● **Directions**
In the material below, please retype the lines from the very first through the one with "(0,0) rectangle (1156,459);", exactly and without pictures.

● **Information supplied**
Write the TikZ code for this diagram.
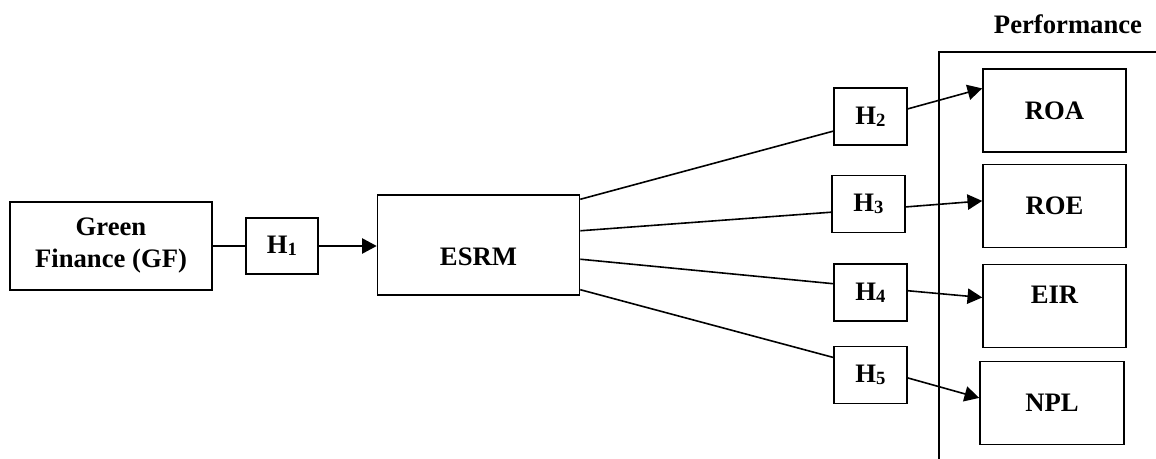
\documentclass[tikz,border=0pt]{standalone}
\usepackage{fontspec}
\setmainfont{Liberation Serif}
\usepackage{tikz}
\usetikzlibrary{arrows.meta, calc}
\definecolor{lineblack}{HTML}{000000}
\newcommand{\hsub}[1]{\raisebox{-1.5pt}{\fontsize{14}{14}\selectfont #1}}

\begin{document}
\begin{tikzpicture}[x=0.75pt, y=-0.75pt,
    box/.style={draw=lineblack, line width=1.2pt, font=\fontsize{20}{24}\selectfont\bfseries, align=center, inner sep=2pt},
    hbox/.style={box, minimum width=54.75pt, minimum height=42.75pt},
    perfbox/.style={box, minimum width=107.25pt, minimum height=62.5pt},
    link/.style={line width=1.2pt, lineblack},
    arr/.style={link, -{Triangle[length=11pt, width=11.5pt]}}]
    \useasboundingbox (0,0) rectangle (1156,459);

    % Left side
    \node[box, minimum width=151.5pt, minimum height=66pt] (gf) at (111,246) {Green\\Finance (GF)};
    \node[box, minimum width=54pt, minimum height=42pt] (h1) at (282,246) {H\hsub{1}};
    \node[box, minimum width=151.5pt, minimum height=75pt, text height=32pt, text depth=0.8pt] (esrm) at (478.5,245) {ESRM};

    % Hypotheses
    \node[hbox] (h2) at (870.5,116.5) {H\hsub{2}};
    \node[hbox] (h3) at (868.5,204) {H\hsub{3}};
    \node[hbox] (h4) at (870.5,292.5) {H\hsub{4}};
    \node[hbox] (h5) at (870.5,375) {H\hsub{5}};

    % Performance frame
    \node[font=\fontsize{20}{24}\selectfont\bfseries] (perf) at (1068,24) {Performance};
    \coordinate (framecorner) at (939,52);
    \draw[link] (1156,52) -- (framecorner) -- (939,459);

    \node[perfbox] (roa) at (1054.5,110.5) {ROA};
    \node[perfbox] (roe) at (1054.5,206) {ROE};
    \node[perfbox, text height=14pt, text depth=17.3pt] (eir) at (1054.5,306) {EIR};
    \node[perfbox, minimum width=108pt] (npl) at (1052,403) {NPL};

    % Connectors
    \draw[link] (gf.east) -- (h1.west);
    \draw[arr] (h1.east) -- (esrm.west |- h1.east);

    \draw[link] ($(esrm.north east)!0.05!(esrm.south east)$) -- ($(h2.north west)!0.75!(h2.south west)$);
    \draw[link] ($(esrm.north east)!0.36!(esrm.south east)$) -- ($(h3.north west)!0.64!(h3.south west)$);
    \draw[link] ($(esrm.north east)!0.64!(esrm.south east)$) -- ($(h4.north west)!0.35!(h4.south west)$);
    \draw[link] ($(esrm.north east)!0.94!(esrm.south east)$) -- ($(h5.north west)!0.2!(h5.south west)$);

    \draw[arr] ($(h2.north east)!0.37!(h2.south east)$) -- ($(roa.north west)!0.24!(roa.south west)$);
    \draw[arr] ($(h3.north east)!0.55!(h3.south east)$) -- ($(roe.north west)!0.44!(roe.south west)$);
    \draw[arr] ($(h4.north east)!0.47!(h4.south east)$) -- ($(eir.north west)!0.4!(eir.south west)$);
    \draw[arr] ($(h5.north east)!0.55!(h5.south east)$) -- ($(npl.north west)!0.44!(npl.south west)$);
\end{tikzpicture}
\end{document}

● **Exercise result**
Write the TikZ code for this diagram.
\documentclass[tikz,border=0pt]{standalone}
\usepackage{fontspec}
\setmainfont{Liberation Serif}
\usepackage{tikz}
\usetikzlibrary{arrows.meta, calc}
\definecolor{lineblack}{HTML}{000000}
\newcommand{\hsub}[1]{\raisebox{-1.5pt}{\fontsize{14}{14}\selectfont #1}}

\begin{document}
\begin{tikzpicture}[x=0.75pt, y=-0.75pt,
    box/.style={draw=lineblack, line width=1.2pt, font=\fontsize{20}{24}\selectfont\bfseries, align=center, inner sep=2pt},
    hbox/.style={box, minimum width=54.75pt, minimum height=42.75pt},
    perfbox/.style={box, minimum width=107.25pt, minimum height=62.5pt},
    link/.style={line width=1.2pt, lineblack},
    arr/.style={link, -{Triangle[length=11pt, width=11.5pt]}}]
    \useasboundingbox (0,0) rectangle (1156,459);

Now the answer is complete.